» **Information shown**:
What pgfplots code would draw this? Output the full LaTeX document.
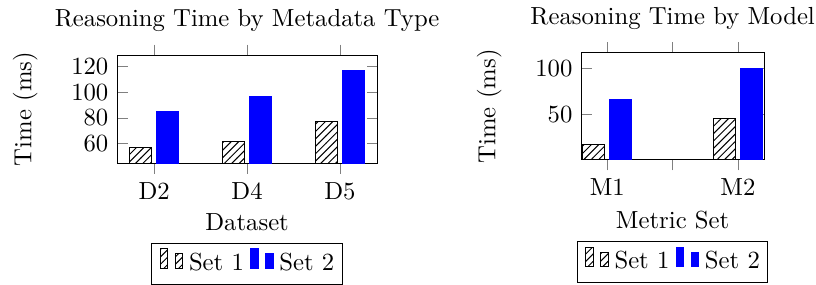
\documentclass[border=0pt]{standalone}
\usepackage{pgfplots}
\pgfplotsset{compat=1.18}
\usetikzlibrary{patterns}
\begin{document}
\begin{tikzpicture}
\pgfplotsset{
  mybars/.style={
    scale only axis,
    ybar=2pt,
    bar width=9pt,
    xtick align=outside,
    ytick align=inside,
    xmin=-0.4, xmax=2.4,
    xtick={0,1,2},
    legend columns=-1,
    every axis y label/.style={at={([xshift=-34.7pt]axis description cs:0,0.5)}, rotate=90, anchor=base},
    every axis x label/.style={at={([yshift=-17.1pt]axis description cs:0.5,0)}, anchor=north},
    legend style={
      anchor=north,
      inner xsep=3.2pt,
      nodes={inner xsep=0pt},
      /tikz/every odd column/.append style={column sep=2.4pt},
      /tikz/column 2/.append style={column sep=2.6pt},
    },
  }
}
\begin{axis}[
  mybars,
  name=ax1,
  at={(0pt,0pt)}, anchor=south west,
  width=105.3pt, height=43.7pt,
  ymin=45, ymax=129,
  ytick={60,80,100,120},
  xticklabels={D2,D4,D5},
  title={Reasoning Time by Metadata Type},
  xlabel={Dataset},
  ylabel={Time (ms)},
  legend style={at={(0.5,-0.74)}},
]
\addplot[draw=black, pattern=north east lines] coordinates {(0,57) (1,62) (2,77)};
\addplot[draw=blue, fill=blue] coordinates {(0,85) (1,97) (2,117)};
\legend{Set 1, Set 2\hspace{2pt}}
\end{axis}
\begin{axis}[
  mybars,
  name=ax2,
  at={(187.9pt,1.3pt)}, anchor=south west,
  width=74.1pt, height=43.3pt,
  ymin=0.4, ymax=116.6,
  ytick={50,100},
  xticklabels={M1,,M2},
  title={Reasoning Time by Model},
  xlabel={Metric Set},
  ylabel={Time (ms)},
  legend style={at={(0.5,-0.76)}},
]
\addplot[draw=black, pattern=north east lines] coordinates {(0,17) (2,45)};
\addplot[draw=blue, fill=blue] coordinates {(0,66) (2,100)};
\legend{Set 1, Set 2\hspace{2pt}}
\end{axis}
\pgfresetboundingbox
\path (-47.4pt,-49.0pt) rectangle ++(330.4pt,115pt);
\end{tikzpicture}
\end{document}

» **Work required**: Copy all lines from the listing that contain "draw".

» **Task answer**:
What pgfplots code would draw this? Output the full LaTeX document.
\addplot[draw=black, pattern=north east lines] coordinates {(0,57) (1,62) (2,77)};
\addplot[draw=blue, fill=blue] coordinates {(0,85) (1,97) (2,117)};
\addplot[draw=black, pattern=north east lines] coordinates {(0,17) (2,45)};
\addplot[draw=blue, fill=blue] coordinates {(0,66) (2,100)};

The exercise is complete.